Estimating unsaturated soil hydraulic properties from laboratory tension disc infiltrometer experiments

Four tension disc infiltration experiments were carried out on a loamy soil in the laboratory for the purpose of estimating the unsaturated soil hydraulic properties. Sixteen tensiometers were installed in pairs at the following coordinate ( r, z ) positions: (10, 2.5), (10, 5), (10, 10), (15, 5), (15, 10), (15, 15), (15, 20), and (15, 30), where r represents the distance from the axis of symmetry and z is the location below the soil surface. A time domain reflectometry (TDR) probe was used to measure water contents at a depth of 2 cm directly below the tension disc.

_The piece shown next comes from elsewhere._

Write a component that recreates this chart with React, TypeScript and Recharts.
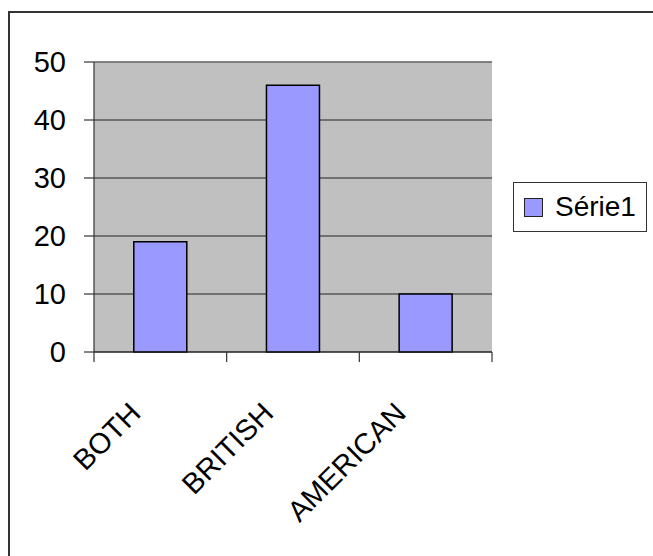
import React from "react";
import {
  BarChart,
  Bar,
  XAxis,
  YAxis,
  CartesianGrid,
  Legend,
  ReferenceLine,
} from "recharts";

const categories = ["BOTH", "BRITISH", "AMERICAN"];
const serie1 = [19, 46, 10];
const yTicks = [0, 10, 20, 30, 40, 50];

const data = categories.map((name, i) => ({ name, "Série1": serie1[i] }));

const WIDTH = 653;
const HEIGHT = 556;
const MARGIN = { top: 62, right: 161, bottom: 0, left: 0 };
const Y_AXIS_W = 94;
const X_AXIS_H = 204;
const FONT = "Arial, 'Liberation Sans', sans-serif";

// plot width / number of categories, for the boundary tick marks
const BAND = (WIDTH - MARGIN.left - MARGIN.right - Y_AXIS_W) / categories.length;

const CategoryTick = ({ x, y, payload, index }: any) => {
  const half = BAND / 2;
  const isLast = index === categories.length - 1;
  const tx = x - 18;
  const ty = y + 55;
  return (
    <g>
      <line x1={x - half} y1={y - 8} x2={x - half} y2={y + 2} stroke="#333" strokeWidth={1.2} />
      {isLast && (
        <line x1={x + half} y1={y - 8} x2={x + half} y2={y + 2} stroke="#333" strokeWidth={1.2} />
      )}
      <text
        x={tx}
        y={ty}
        textAnchor="end"
        transform={`rotate(-45, ${tx}, ${ty})`}
        fontFamily={FONT}
        fontSize={29}
        fill="#000"
      >
        {payload.value}
      </text>
    </g>
  );
};

const LegendBox = () => (
  <div
    style={{
      position: "absolute",
      left: 513,
      top: 182,
      width: 134,
      height: 50,
      border: "1.5px solid #333",
      background: "#fff",
      display: "flex",
      alignItems: "center",
      fontFamily: FONT,
      fontSize: 28,
      color: "#000",
      boxSizing: "border-box",
    }}
  >
    <span
      style={{
        width: 19,
        height: 19,
        marginLeft: 10,
        marginRight: 12,
        background: "#9999FF",
        border: "1.5px solid #222",
        boxSizing: "border-box",
      }}
    />
    <span>Série1</span>
  </div>
);

export default function App() {
  return (
    <div
      style={{
        position: "fixed",
        left: 0,
        top: 0,
        width: WIDTH,
        height: HEIGHT,
        overflow: "hidden",
        background: "#fff",
      }}
    >
      <div
        style={{
          position: "absolute",
          left: 8,
          top: 11,
          width: 700,
          height: 600,
          border: "2px solid #333",
          boxSizing: "border-box",
        }}
      />
      <div style={{ position: "absolute", left: 0, top: 0 }}>
        <BarChart
          width={WIDTH}
          height={HEIGHT}
          data={data}
          margin={MARGIN}
          barCategoryGap="30%"
        >
          <CartesianGrid
            vertical={false}
            fill="#C0C0C0"
            fillOpacity={1}
            stroke="#222"
            strokeWidth={1}
          />
          <ReferenceLine y={50} stroke="#808080" strokeWidth={1.5} />
          <XAxis
            dataKey="name"
            height={X_AXIS_H}
            interval={0}
            tickLine={false}
            axisLine={{ stroke: "#222", strokeWidth: 1.2 }}
            tick={<CategoryTick />}
          />
          <YAxis
            width={Y_AXIS_W}
            domain={[0, 50]}
            ticks={yTicks}
            interval={0}
            tickSize={10}
            tickMargin={18}
            tickLine={{ stroke: "#333", strokeWidth: 1.2 }}
            axisLine={{ stroke: "#333", strokeWidth: 1.2 }}
            tick={{ fill: "#000", fontSize: 29, fontFamily: FONT }}
          />
          <YAxis
            yAxisId="frame"
            orientation="right"
            width={0}
            domain={[0, 50]}
            tick={false}
            tickLine={false}
            axisLine={{ stroke: "#808080", strokeWidth: 2 }}
          />
          <Bar
            dataKey="Série1"
            fill="#9999FF"
            stroke="#000"
            strokeWidth={1.5}
            isAnimationActive={false}
          />
          <Legend content={() => null} />
        </BarChart>
      </div>
      <LegendBox />
    </div>
  );
}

The first three experiments involved supply pressure heads at the disc of −20, −10, −5, and −1 cm, with the experiment lasting for ∼5 hours. The same supply pressure heads were also used for the fourth experiment, which lasted 6.25 days so as to reach steady state at each applied tension. The measured data were analyzed using Wooding 's [1968] analytical solution and by numerical inversion. The parameter estimation method combined a quasi three‐dimensional numerical solution of the Richards equation with the Marquardt‐Levenberg optimization scheme. The objective function for the parameter estimation analysis was defined using different combinations of the cumulative infiltrated volume, TDR readings, and tensiometer measurements. The estimated hydraulic properties were compared against results obtained with an evaporation experiment as analyzed with Wind 's [1968] method. Water contents in the retention curves were underestimated when both transient and quasi steady state experiments were analyzed by parameter estimation. Unsaturated hydraulic conductivities obtained by parameter estimation and using Wooding 's [1968] analysis corresponded well. Drying branches of the hydraulic conductivity function determined by parameter estimation also corresponded well with those obtained with the evaporation method.